Task directions = Extract every record, exactly as written, and ignore the pictures.

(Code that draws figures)

** START **

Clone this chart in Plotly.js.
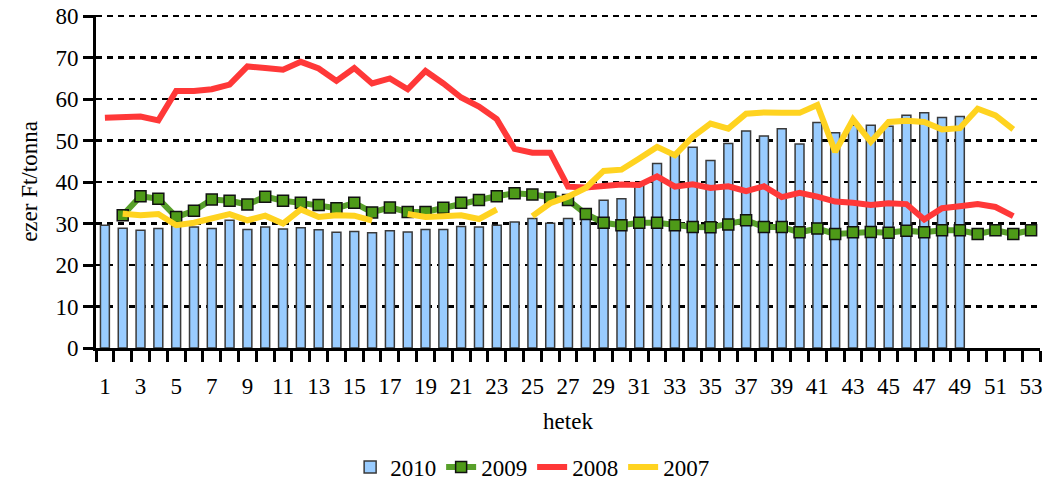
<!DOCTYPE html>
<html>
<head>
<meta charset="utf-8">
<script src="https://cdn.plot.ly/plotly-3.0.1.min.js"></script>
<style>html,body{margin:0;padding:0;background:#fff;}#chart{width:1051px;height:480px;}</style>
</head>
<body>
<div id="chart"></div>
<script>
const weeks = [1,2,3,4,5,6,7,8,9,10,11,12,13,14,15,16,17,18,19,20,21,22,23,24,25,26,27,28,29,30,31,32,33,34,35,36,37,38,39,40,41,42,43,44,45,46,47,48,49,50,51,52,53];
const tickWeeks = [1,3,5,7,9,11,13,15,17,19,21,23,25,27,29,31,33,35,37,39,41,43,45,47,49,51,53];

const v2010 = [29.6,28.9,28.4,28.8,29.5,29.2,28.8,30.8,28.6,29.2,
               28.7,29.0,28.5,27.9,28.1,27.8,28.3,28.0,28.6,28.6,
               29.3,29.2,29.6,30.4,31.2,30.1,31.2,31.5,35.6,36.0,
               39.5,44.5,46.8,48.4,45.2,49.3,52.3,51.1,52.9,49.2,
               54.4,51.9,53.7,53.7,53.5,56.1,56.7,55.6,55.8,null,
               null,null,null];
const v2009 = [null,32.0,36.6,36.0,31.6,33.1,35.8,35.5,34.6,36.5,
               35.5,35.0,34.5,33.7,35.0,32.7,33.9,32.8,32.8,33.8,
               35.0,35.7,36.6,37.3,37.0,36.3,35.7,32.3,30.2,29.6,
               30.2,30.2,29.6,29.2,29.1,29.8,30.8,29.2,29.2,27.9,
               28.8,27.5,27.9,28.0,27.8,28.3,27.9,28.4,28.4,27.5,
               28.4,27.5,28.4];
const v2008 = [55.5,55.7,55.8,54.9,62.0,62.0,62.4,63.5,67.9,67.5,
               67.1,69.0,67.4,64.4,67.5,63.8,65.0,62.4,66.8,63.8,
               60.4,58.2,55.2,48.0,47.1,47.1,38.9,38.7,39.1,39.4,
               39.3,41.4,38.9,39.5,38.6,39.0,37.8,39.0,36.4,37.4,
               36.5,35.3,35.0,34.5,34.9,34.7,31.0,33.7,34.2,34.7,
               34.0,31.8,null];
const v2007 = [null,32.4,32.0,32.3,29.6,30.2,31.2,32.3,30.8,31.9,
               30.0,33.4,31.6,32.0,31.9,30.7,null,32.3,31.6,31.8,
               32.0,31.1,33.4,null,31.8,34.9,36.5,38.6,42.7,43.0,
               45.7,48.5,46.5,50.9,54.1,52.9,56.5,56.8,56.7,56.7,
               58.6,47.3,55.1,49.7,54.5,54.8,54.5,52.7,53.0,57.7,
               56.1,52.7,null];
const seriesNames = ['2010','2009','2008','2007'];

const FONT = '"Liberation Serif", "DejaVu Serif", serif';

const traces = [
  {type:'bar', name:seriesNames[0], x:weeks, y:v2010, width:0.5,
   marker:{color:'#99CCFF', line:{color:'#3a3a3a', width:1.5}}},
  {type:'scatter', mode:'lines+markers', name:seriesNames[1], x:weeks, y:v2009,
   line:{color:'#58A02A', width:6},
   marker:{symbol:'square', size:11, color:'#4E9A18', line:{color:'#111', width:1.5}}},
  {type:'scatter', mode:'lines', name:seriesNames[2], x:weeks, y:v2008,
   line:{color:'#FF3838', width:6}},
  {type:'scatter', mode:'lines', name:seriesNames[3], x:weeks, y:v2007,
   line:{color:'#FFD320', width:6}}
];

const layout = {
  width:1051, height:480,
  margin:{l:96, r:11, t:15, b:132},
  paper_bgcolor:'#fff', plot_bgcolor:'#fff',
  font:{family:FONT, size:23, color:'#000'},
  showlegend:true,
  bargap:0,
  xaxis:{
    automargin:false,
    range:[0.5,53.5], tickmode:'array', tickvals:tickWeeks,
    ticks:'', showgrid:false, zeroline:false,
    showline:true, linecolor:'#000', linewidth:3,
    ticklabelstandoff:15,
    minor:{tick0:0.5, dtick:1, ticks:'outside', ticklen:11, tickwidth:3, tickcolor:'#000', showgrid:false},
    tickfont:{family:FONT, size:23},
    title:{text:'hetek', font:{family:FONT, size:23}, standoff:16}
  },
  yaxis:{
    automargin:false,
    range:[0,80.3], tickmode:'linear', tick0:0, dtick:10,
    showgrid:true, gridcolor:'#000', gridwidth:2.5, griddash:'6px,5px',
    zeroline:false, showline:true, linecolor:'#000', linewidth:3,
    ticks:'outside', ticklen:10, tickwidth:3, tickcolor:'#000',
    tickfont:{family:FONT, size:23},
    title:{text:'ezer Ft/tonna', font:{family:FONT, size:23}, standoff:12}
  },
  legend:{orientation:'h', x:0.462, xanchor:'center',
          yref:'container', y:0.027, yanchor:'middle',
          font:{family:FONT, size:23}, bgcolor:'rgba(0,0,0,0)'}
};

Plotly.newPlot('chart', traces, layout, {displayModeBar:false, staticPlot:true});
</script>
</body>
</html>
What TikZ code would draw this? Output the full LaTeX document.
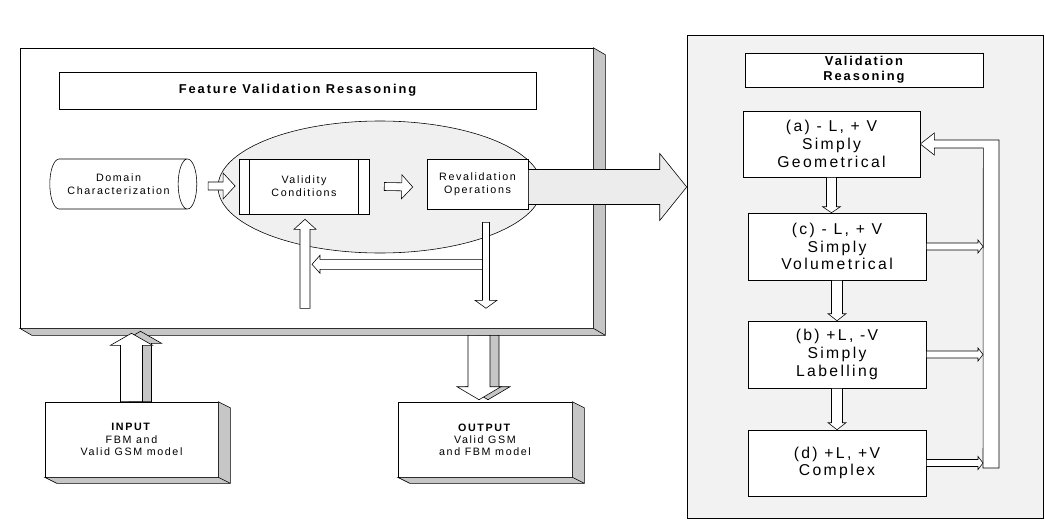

** END **

Full solution =
Clone this chart in Plotly.js.
<!DOCTYPE html>
<html>
<head>
<meta charset="utf-8">
<script src="https://cdn.plot.ly/plotly-3.0.1.min.js"></script>
<style>html,body{margin:0;padding:0;background:#fff;}#chart{width:1051px;height:480px;}</style>
</head>
<body>
<div id="chart"></div>
<script>
const weeks = [1,2,3,4,5,6,7,8,9,10,11,12,13,14,15,16,17,18,19,20,21,22,23,24,25,26,27,28,29,30,31,32,33,34,35,36,37,38,39,40,41,42,43,44,45,46,47,48,49,50,51,52,53];
const tickWeeks = [1,3,5,7,9,11,13,15,17,19,21,23,25,27,29,31,33,35,37,39,41,43,45,47,49,51,53];

const v2010 = [29.6,28.9,28.4,28.8,29.5,29.2,28.8,30.8,28.6,29.2,
               28.7,29.0,28.5,27.9,28.1,27.8,28.3,28.0,28.6,28.6,
               29.3,29.2,29.6,30.4,31.2,30.1,31.2,31.5,35.6,36.0,
               39.5,44.5,46.8,48.4,45.2,49.3,52.3,51.1,52.9,49.2,
               54.4,51.9,53.7,53.7,53.5,56.1,56.7,55.6,55.8,null,
               null,null,null];
const v2009 = [null,32.0,36.6,36.0,31.6,33.1,35.8,35.5,34.6,36.5,
               35.5,35.0,34.5,33.7,35.0,32.7,33.9,32.8,32.8,33.8,
               35.0,35.7,36.6,37.3,37.0,36.3,35.7,32.3,30.2,29.6,
               30.2,30.2,29.6,29.2,29.1,29.8,30.8,29.2,29.2,27.9,
               28.8,27.5,27.9,28.0,27.8,28.3,27.9,28.4,28.4,27.5,
               28.4,27.5,28.4];
const v2008 = [55.5,55.7,55.8,54.9,62.0,62.0,62.4,63.5,67.9,67.5,
               67.1,69.0,67.4,64.4,67.5,63.8,65.0,62.4,66.8,63.8,
               60.4,58.2,55.2,48.0,47.1,47.1,38.9,38.7,39.1,39.4,
               39.3,41.4,38.9,39.5,38.6,39.0,37.8,39.0,36.4,37.4,
               36.5,35.3,35.0,34.5,34.9,34.7,31.0,33.7,34.2,34.7,
               34.0,31.8,null];
const v2007 = [null,32.4,32.0,32.3,29.6,30.2,31.2,32.3,30.8,31.9,
               30.0,33.4,31.6,32.0,31.9,30.7,null,32.3,31.6,31.8,
               32.0,31.1,33.4,null,31.8,34.9,36.5,38.6,42.7,43.0,
               45.7,48.5,46.5,50.9,54.1,52.9,56.5,56.8,56.7,56.7,
               58.6,47.3,55.1,49.7,54.5,54.8,54.5,52.7,53.0,57.7,
               56.1,52.7,null];
const seriesNames = ['2010','2009','2008','2007'];

const FONT = '"Liberation Serif", "DejaVu Serif", serif';

const traces = [
  {type:'bar', name:seriesNames[0], x:weeks, y:v2010, width:0.5,
   marker:{color:'#99CCFF', line:{color:'#3a3a3a', width:1.5}}},
  {type:'scatter', mode:'lines+markers', name:seriesNames[1], x:weeks, y:v2009,
   line:{color:'#58A02A', width:6},
   marker:{symbol:'square', size:11, color:'#4E9A18', line:{color:'#111', width:1.5}}},
  {type:'scatter', mode:'lines', name:seriesNames[2], x:weeks, y:v2008,
   line:{color:'#FF3838', width:6}},
  {type:'scatter', mode:'lines', name:seriesNames[3], x:weeks, y:v2007,
   line:{color:'#FFD320', width:6}}
];

const layout = {
  width:1051, height:480,
  margin:{l:96, r:11, t:15, b:132},
  paper_bgcolor:'#fff', plot_bgcolor:'#fff',
  font:{family:FONT, size:23, color:'#000'},
  showlegend:true,
  bargap:0,
  xaxis:{
    automargin:false,
    range:[0.5,53.5], tickmode:'array', tickvals:tickWeeks,
    ticks:'', showgrid:false, zeroline:false,
    showline:true, linecolor:'#000', linewidth:3,
    ticklabelstandoff:15,
    minor:{tick0:0.5, dtick:1, ticks:'outside', ticklen:11, tickwidth:3, tickcolor:'#000', showgrid:false},
    tickfont:{family:FONT, size:23},
    title:{text:'hetek', font:{family:FONT, size:23}, standoff:16}
  },
  yaxis:{
    automargin:false,
    range:[0,80.3], tickmode:'linear', tick0:0, dtick:10,
    showgrid:true, gridcolor:'#000', gridwidth:2.5, griddash:'6px,5px',
    zeroline:false, showline:true, linecolor:'#000', linewidth:3,
    ticks:'outside', ticklen:10, tickwidth:3, tickcolor:'#000',
    tickfont:{family:FONT, size:23},
    title:{text:'ezer Ft/tonna', font:{family:FONT, size:23}, standoff:12}
  },
  legend:{orientation:'h', x:0.462, xanchor:'center',
          yref:'container', y:0.027, yanchor:'middle',
          font:{family:FONT, size:23}, bgcolor:'rgba(0,0,0,0)'}
};

Plotly.newPlot('chart', traces, layout, {displayModeBar:false, staticPlot:true});
</script>
</body>
</html>
What TikZ code would draw this? Output the full LaTeX document.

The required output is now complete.